This is from an past paper question (France mid 80s), and I will translate in English the best I can.
$f$ is a differentiable function over $\mathbb{R}$ such that $f(0)=0$ and $f'(0)=1$
$(u_n)_{n \in \mathbb{N}}$ is a sequence such that:
- $\forall n \in \mathbb{N}, u_{n+1}=f(u_n)$
- $\forall n \in \mathbb{N}, u_{n}>0$
- $\lim_{n \to \infty} u_n =0$
Let $\alpha>1$ and $a>0$ be real numbers, and suppose $\lim_{x \to 0^+}((x-f(x))x^{-\alpha}=a$
Depending on the values of the real numbers $\alpha$ and $p>0$, determine the convergence/divergence of the series $\sum {u_n}^p$
I believe I have proven the convergence for $p \geq \alpha$:
$u_n- u_{n+1} \sim_{n \to \infty} a {u_n}^{\alpha} $, so since $\sum (u_n- u_{n+1})=u_0$, the series $\sum (a {u_n}^{\alpha})=a\sum {u_n}^{\alpha}$ converges.

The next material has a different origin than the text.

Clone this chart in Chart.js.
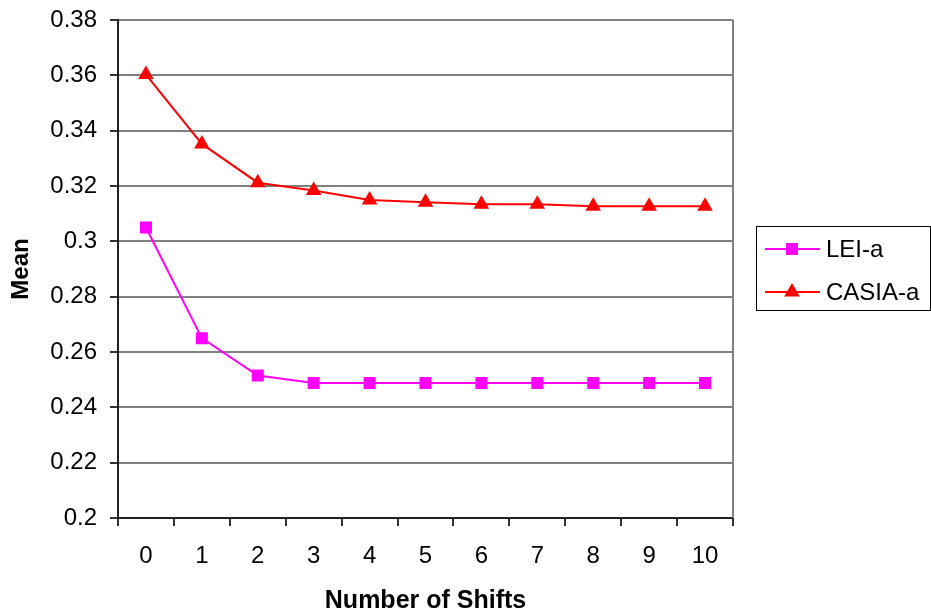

It was proven in a previous question that for $p>q>0$, if $\sum {u_n}^q$ converges then $\sum {u_n}^p$ converges (and if $\sum {u_n}^p$ diverges then $\sum {u_n}^q$ diverges)
From this it follows that for $p \geq \alpha, \sum {u_n}^p$ converges.

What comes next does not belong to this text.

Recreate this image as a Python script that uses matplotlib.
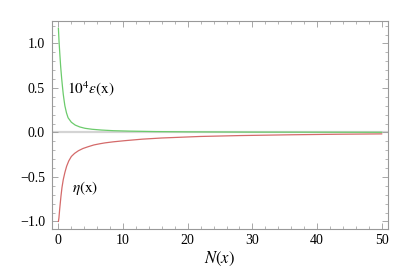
import matplotlib
matplotlib.use('Agg')
import matplotlib.pyplot as plt
from matplotlib.ticker import MultipleLocator

# values
eps_x = [0.0, 0.1, 0.23, 0.35, 0.5, 0.62, 0.75, 0.88, 1.0, 1.25, 1.5, 2.0, 2.6, 3.3, 4.1, 5.2, 6.7,
         8.5, 11.0, 15.0, 20.0, 30.0, 40.0, 50.0]
eps_y = [1.17, 1.02, 0.87, 0.74, 0.61, 0.52, 0.43, 0.36, 0.30, 0.22, 0.165, 0.115, 0.083, 0.062, 0.047,
         0.036, 0.027, 0.020, 0.015, 0.010, 0.007, 0.004, 0.003, 0.002]
eta_x = [0.0, 0.08, 0.2, 0.39, 0.55, 0.75, 1.0, 1.27, 1.6, 2.0, 2.5, 3.1, 3.8, 4.6, 5.5, 6.4, 7.2, 8.5,
         10.3, 13.0, 16.0, 21.9, 28.0, 35.9, 43.0, 50.0]
eta_y = [-1.0, -0.96, -0.86, -0.72, -0.62, -0.53, -0.45, -0.38, -0.32, -0.27, -0.235, -0.205, -0.18,
         -0.16, -0.14, -0.127, -0.117, -0.105, -0.092, -0.075, -0.062, -0.045, -0.035, -0.026, -0.02,
         -0.016]

plt.rcParams['font.family'] = ['Liberation Serif', 'DejaVu Serif']
plt.rcParams['mathtext.fontset'] = 'stix'

fig = plt.figure(figsize=(4.09, 2.69), dpi=100)
ax = fig.add_axes([0.127, 0.149, 0.822, 0.773])

ax.axhline(0, color='#d4d4d4', lw=1.6, zorder=1)
ax.plot(eps_x, eps_y, color='#6ccb6c', lw=0.9, zorder=2)
ax.plot(eta_x, eta_y, color='#d46a6a', lw=0.9, zorder=2)

ax.text(5.0, 0.49, r'$10^4\epsilon(\mathrm{x})$', fontsize=11, ha='center', va='center')
ax.text(4.1, -0.62, r'$\eta(\mathrm{x})$', fontsize=11, ha='center', va='center')

ax.set_xlim(-1, 51)
ax.set_ylim(-1.084, 1.253)
ax.xaxis.set_major_locator(MultipleLocator(10))
ax.xaxis.set_minor_locator(MultipleLocator(2))
ax.yaxis.set_major_locator(MultipleLocator(0.5))
ax.yaxis.set_minor_locator(MultipleLocator(0.1))
ax.set_yticks([-1.0, -0.5, 0.0, 0.5, 1.0])
ax.set_yticklabels(['\u22121.0', '\u22120.5', '0.0', '0.5', '1.0'])

for s in ax.spines.values():
    s.set_color('#999999')
    s.set_linewidth(0.8)
ax.tick_params(which='both', direction='in', top=True, right=True, color='#999999',
               labelsize=10)
ax.tick_params(axis='y', pad=5)
ax.tick_params(axis='x', pad=4)
ax.tick_params(which='major', length=4, width=0.6)
ax.tick_params(which='minor', length=2, width=0.5)

ax.set_xlabel(r'$N(x)$', fontsize=12, labelpad=2)

fig.savefig('out.png', dpi=100)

Now for $p<\alpha$ I think the series $\sum {u_n}^p$ diverges, but I have not proven it (I have possibly a proof for $p \leq \alpha-1$ but it seems a bit complicated and it leaves open $\alpha-1<p<\alpha$)
Any suggestions?
As you have noticed, we have that $u_n-u_{n+1}$ is equivalent to $au_n^{\alpha}$ as $n\to +\infty$, and this imply that $u_n/u_{n+1}$ converge to $1$. Now put for $b>0\in \mathbb{R}$, $v_n=\frac{1}{u_{n+1}^b}-\frac{1}{u_n^b}=\frac{u_n^b-u_{n+1}^b}{u_n^bu_{n+1}^b}$. We have that $u_n^b-u_{n+1}^b=u_n^{b}(1-(\frac{u_{n+1}}{u_n})^b)$ is equivalent to $bu_n^{b}(1-\frac{u_{n+1}}{u_n})$ (use the fact that $x^b-1$ is equivalent to $b(x-1)$ if $x\to 1$), and using all that we find that $v_n$ is equivalent to $abu_n^{\alpha-b-1}$, and choosing $b=\alpha-1$, that $v_n$ has for limit $a(\alpha-1)$. Now use Cesaro's theorem, to find an explicit equivalent to $u_n$, and it is easy to finish.